Em 2016, Silvio foi convidado a ser procurador do município de Campo Mourão pela então Prefeita Regina Dubay. Mas acabou declinando, em razão do escritório que trabalhava. No mesmo ano, se sentindo confiante e, com muitos clientes, decidiu com a cara e a coragem abrir o próprio escritório. Em 2017, assumiu como advogado da Comunidade dos Municípios da Região de Campo Mourão – COMCAM, onde está até hoje.

O agora advogado, sempre foi um homem simples. Tem gosto apurado por futebol. Em 2018, numa brincadeira, gravou um vídeo que foi parar no Fantástico, da Globo. Ele executava um lance difícil e o nome do quadro era: tá de brincadeira? O vídeo rodou vários grupos de WhatsApp e um deles era de jogadores que atuam na Copa AFIA de futebol amador veterano. “E por coincidência, um amigo do meu pai estava nesse grupo e disse que o conhecia. Pediram então para convida-lo a jogar com eles e disputar a copa em Portugal no ano de 2019. E rapidamente topou”, disse. Viajou para Portugal onde foi escolhido o melhor jogador da primeira rodada e o gol mais bonito. Foi também escolhido para a seleção do campeonato.

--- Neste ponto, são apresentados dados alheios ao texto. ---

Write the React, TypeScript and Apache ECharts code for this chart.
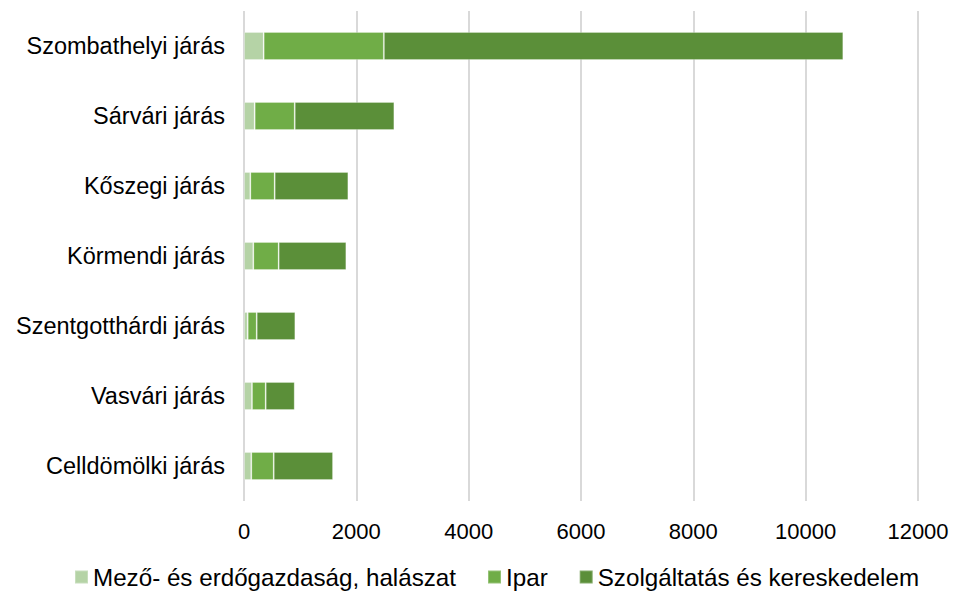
import React, { useEffect, useRef } from "react";
import * as echarts from "echarts";

const categories = [
  "Szombathelyi járás",
  "Sárvári járás",
  "Kőszegi járás",
  "Körmendi járás",
  "Szentgotthárdi járás",
  "Vasvári járás",
  "Celldömölki járás",
];
const agri = [350, 190, 113, 166, 66, 142, 130];
const industry = [2140, 713, 433, 451, 160, 244, 399];
const services = [8180, 1774, 1312, 1205, 688, 517, 1056];
const seriesNames = ["Mező- és erdőgazdaság, halászat", "Ipar", "Szolgáltatás és kereskedelem"];
const xTicks = { min: 0, max: 12000, interval: 2000 };

export default function App() {
  const ref = useRef<HTMLDivElement>(null);
  useEffect(() => {
    const chart = echarts.init(ref.current!, null, { renderer: "svg" });
    const font = "Liberation Sans, Arial, sans-serif";
    const colors = ["#b5d3a6", "#70ad47", "#5b8f39"];
    const datasets = [agri, industry, services];
    chart.setOption({
      animation: false,
      textStyle: { fontFamily: font },
      grid: { left: 244, right: 36, top: 11, bottom: 90 },
      legend: {
        top: 565,
        left: 74,
        padding: 0,
        itemWidth: 13,
        itemHeight: 13,
        itemGap: 31,
        icon: "rect",
        textStyle: { fontSize: 24.2, color: "#000", fontFamily: font, lineHeight: 24 },
        data: seriesNames,
      },
      xAxis: {
        type: "value",
        min: xTicks.min,
        max: xTicks.max,
        interval: xTicks.interval,
        axisLine: { show: false },
        axisTick: { show: false },
        splitLine: { lineStyle: { color: "#d9d9d9", width: 2 } },
        axisLabel: {
          fontSize: 22,
          color: "#000",
          margin: 19,
          fontFamily: font,
          formatter: (v: number) => String(v),
        },
      },
      yAxis: {
        type: "category",
        inverse: true,
        data: categories,
        axisLine: { show: false },
        axisTick: { show: false },
        axisLabel: { fontSize: 23.5, color: "#000", margin: 19, fontFamily: font },
      },
      series: datasets.map((d, i) => ({
        name: seriesNames[i],
        type: "bar",
        stack: "total",
        data: d,
        barWidth: 28,
        itemStyle: { color: colors[i], borderColor: "rgba(255,255,255,0.25)", borderWidth: 1 },
      })),
    });
    return () => chart.dispose();
  }, []);
  return (
    <div
      ref={ref}
      style={{ position: "absolute", left: 0, top: 0, width: 954, height: 591 }}
    />
  );
}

Não bastasse todos os obstáculos já enfrentados, em 2020 descobriu um câncer. Passou por uma cirurgia de retirada total da próstata e se livrou da doença. Ele conseguiu dar exemplo e incentivar outras pessoas a se cuidarem. De certo modo, ensinar a quebrar tabus de “machões à moda antiga”. Este ano também teve COVID. Continua vivo. “Hoje, somos uma família feliz. Fomos ensinadas a acreditar que quando chegamos no fundo do poço, é ali que Deus age. E é nesse momento que as coisas começam a melhorar”, revela Bianca.

Segundo ela, Silvio sempre disse: “Tudo acontece por uma razão. Se aconteceu, foi porque Deus quis. E se Deus quis, é porque é bom. Na vida dele sempre foi assim. Sempre confiou cegamente em Deus que o guiou em todos os momentos e nos ensinou a enxergar as coisas assim também. Hoje não tenho medo de nada, porque sei que Deus está no controle, porque meu pai me ensinou assim”.

Bianca revela um sentimento de intensa satisfação em ter em Sílvio, a figura de pai. “Ele sempre foi super protetor. Rigoroso também, com muitas regrinhas. Mas acima de tudo, continua sendo carinhoso, amoroso e participativo”, afirma. Para ela, ele buscou ser um marido muito bom para que servisse de exemplo às filhas. “Ele quis ser exemplo. Principalmente para quando, nós escolhêssemos nossos maridos, que não aceitássemos menos do que ele fez”. De certa forma, nem todo mundo pode ter orgulho do próprio pai. Mas este, definitivamente, não é o caso de Bianca e Bruna.